# Exercises for Long Backed Dogs



## lylol (Feb 18, 2009)

My young boy is about 8 months old and he has a fairly long back. He is athletic and coordinated and moves well but I wonder if I should be doing any special strengthening for his back and core muscles that will help him down the road in agility? I have always had BCs. Anyone out there have a special routine to stretch/strengthen long backed agility dogs? We plan to start puppy jump grid work a la Susan Salo this month. (no height, no drilling) I should try and video him and see what you think. Thanks in advance


----------



## BJDimock (Sep 14, 2008)

If he is a balenced mover, then I wouldn't worry over much. Swimming is a fantasic way to build muscle all over and to loosen joints and the spine. An underwater treadmill is another general, all around conditioner.
There are many stretches that you can do with an excercise ball.
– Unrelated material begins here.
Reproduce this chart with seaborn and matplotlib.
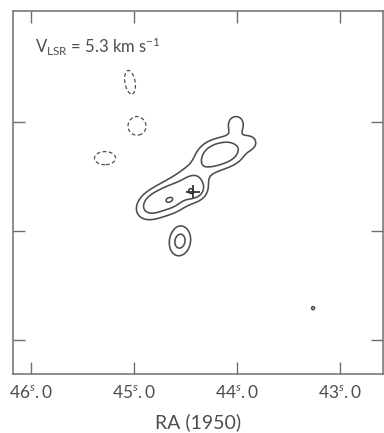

These improve balence and strength. Certainly worth looking into for any preformance sport.


----------



## MaggieRoseLee (Aug 17, 2001)

The exercise ball is very 'in' right now! I haven't used one yet for my dogs but people rave about them. 

The 'Get on the Ball' DVD (click here) 

I know one thing Chris Zink recommended and I know works on my dogs involves no equipment. http://www.vetsportsmedicine.com/documents/JustLabs.pdf Has some great exercises (the sit/beg/stand on hind legs/sit one is the one I like)


----------